Seule une décision législative appropriée, de préférence d’initiative locale, paraît pouvoir régler cette affaire qui pourrait devenir catastrophique. Cette méthode rapide semble avoir eu la préférence de la Guadeloupe pour le règlement de l’Eau. Quasiment au même niveau d’incompétence en la matière avec Gwada, on ne s’attendrait pas à ce que la Martinique prenne le même chemin, sans jeter un caillou sur la route de l’autonomie qu’elle poursuit depuis 50 ans. Or, pour le retour de l’eau au robinet pour tous les Martiniquais, le président Serge Letchimy de retour de Paris vient de déclarer se soumettre à l’expertise d’un missionnaire désigné par le président de la République.

Ainsi donc, l’inclination à s’affranchir du droit s’observe dans d’autres secteurs, notamment en matière de transports en commun. Les taxis collectifs ont succédé de façon empirique aux autobus, dès lors voués au folklore sous le vocable de circonstance taxi kréol.

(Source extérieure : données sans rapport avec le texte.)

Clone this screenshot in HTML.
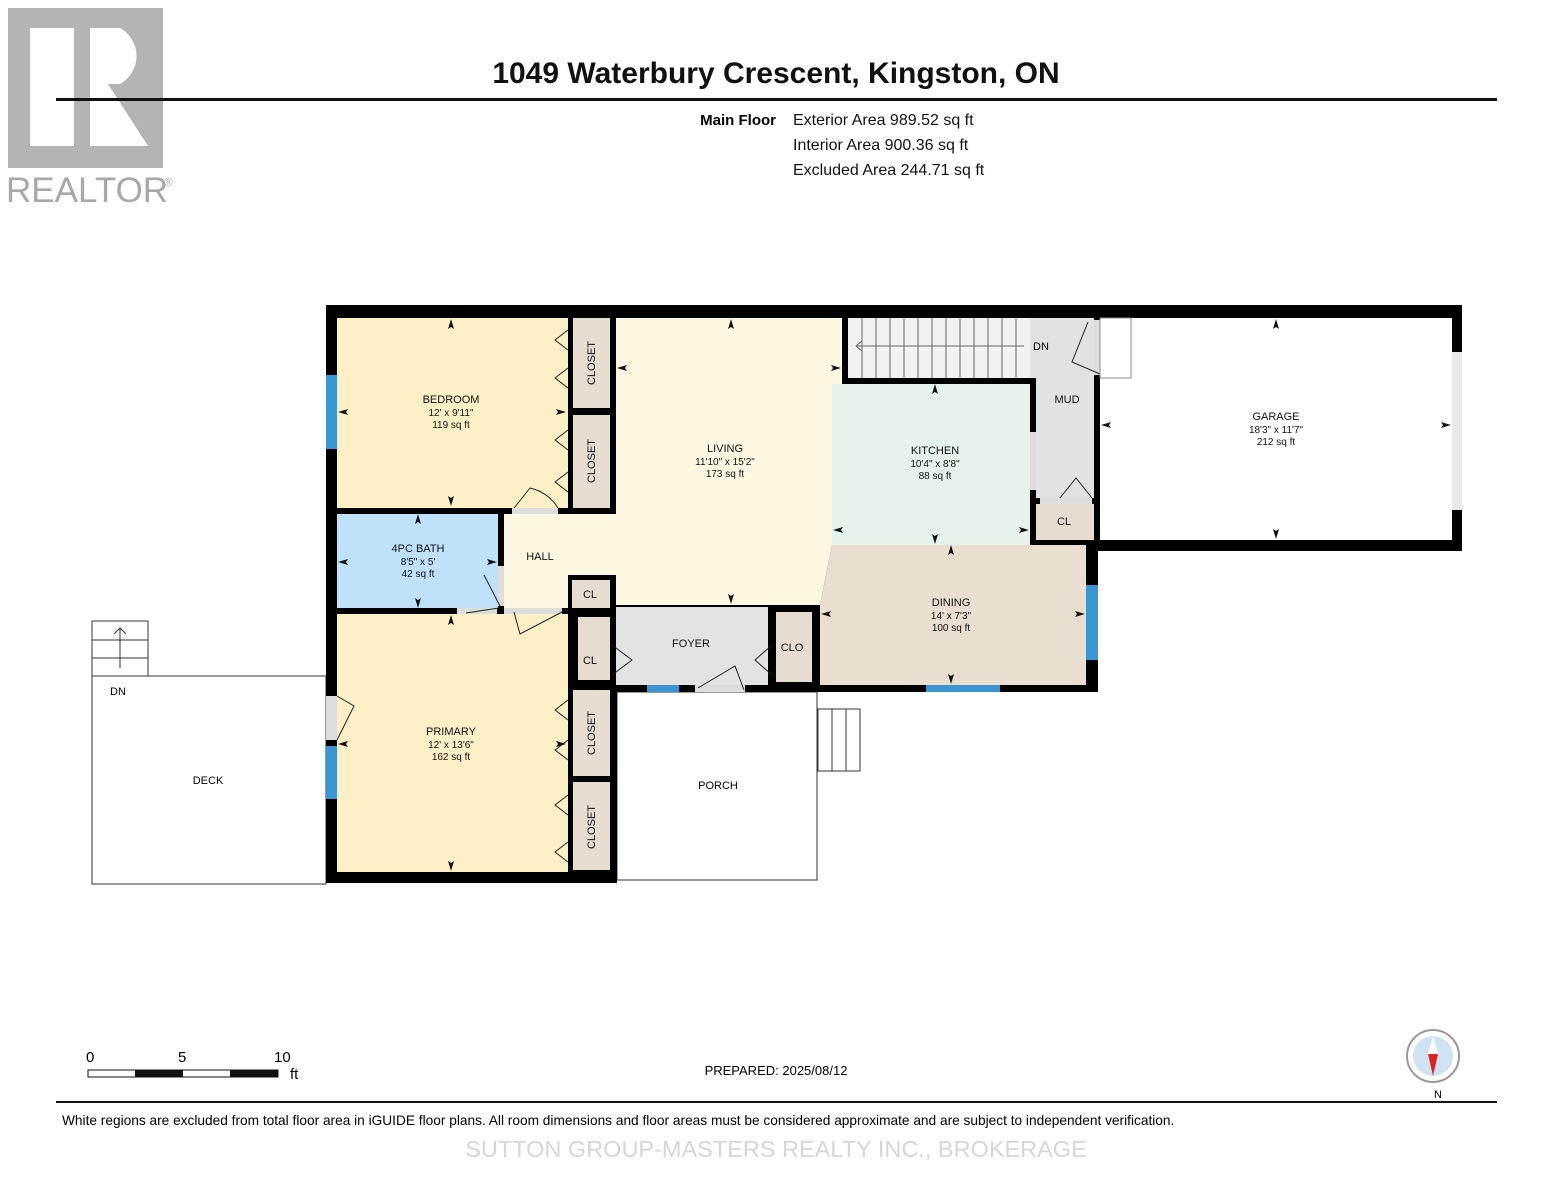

Plus souple (tonbé lévé), moins contraint par les horaires et moins impersonnel en raison de la proximité du conducteur et des passagers, et s’adaptant mieux aux exigences de la clientèle, ce mode de transport a été considéré comme un progrès, à mi-chemin entre le transport en commun et le taxi de place. La profession a évolué à coups de régularisations et de mesures, aucune d’elle n’ayant anticipé la fin d’activité des professionnels. De sorte que pour ces derniers, le problème de la retraite est à une moindre échelle ce qu’est l’indivision pour les transmissions foncières.  On pourrait évoquer d’autres exemples de dérégulation de la vie sociale et économique, inséparables, semble-t-il, du souffle nouveau apporté par le statut départemental. En effet, la seconde moitié du siècle a connu une activité foisonnante et échevelée qui a donné naissance à d’honnêtes artisans, surtout dans le bâtiment, forts de valeurs reçues dans le dur familial. C’était le début de la construction des groupes scolaires, des cités d’habitation à loyer modéré (HLM) et des maisons individuelles en dur du genre “maison SATEC”.

“A prézan travay-là ka koumansé bay, Frédéric ka mô !  Vers la fin des années cinquante, c’était le mot d’une mère de famille nombreuse qui venait de perdre son mari. D’autres se sont aventurés, non sans parfois de belles réussites, bardés de devises bò kay : “débouya pa péché”, “cé là poul pon i ka graté”,” kabrit ki pa malen pa gra”, “tout’ kouyon mò Senpiè”, et bien d’autres maximes savoureux issus du peuple martiniquais, compère Lapin en diable. Il en est résulté le plein essor du travail au noir : taxis marrons ; ateliers de fortune de réparations d’automobiles en rase campagne ou en ville, notamment sur des trottoirs de Terres-Sainville ; constructions de maisons sans permis de construire, dites “folles” lorsqu’elles sont édifiées sur des terrains familiaux, et “sauvages” par suite de “squatting” du domaine public ou du secteur privé. En sont sortis de nombreux quartiers de Fort-de-France comme Trénelle, Texaco ou Volga Plage, dont l’enchevêtrement des cases - leur superposition presque - donnent une image parfaite de l’indivision. Là, pour le coup, une indivision organisée. Est-ce pour cette raison que ces lieux, vus par certains comme des prouesses urbaines, sont régulièrement montrés sur Martinique 1ère pour illustrer des émissions sur le sujet ? Aujourd’hui, dans tous ces secteurs, un besoin d’ordre et de clarté s’impose, le besoin donc, pour la transmission du patrimoine, d’anticiper les décès et leurs conséquences, pas de subir ceux-ci.

En définitive, le problème de l’indivision s’inscrit dans un ensemble de déviances généreusement tolérées par une société martiniquaise insouciante, d’où une certaine complaisance parfois surprenante pour ceux qui dépassent franchement les limites. Comme c’est souvent le cas dans d’autres domaines, on voudrait expliquer ce phénomène sociologique par des résurgences esclavagistes ou par le choc des cultures : celle de l’oralité qui nous viendrait d’Afrique contre celle de l’écrit qui régit nos textes de loi. Celle de l’émotion en quelque sorte ou la superstition, plutôt que de la raison. Ne dit-on pas dans les campagnes que les terres d’héritage portent en elles la malédiction des défunts ? C’est un peu un raisonnement proche qu’a tenu notre président pour bouder sa participation à une récente exposition sur une ancienne habitation du François. Bref, comme pour les règles de la tectonique, les plaques s’entrechoquent avec plus ou moins de fracas dans une société qui, en même temps, se veut ouverte à la résilience. Paradoxe.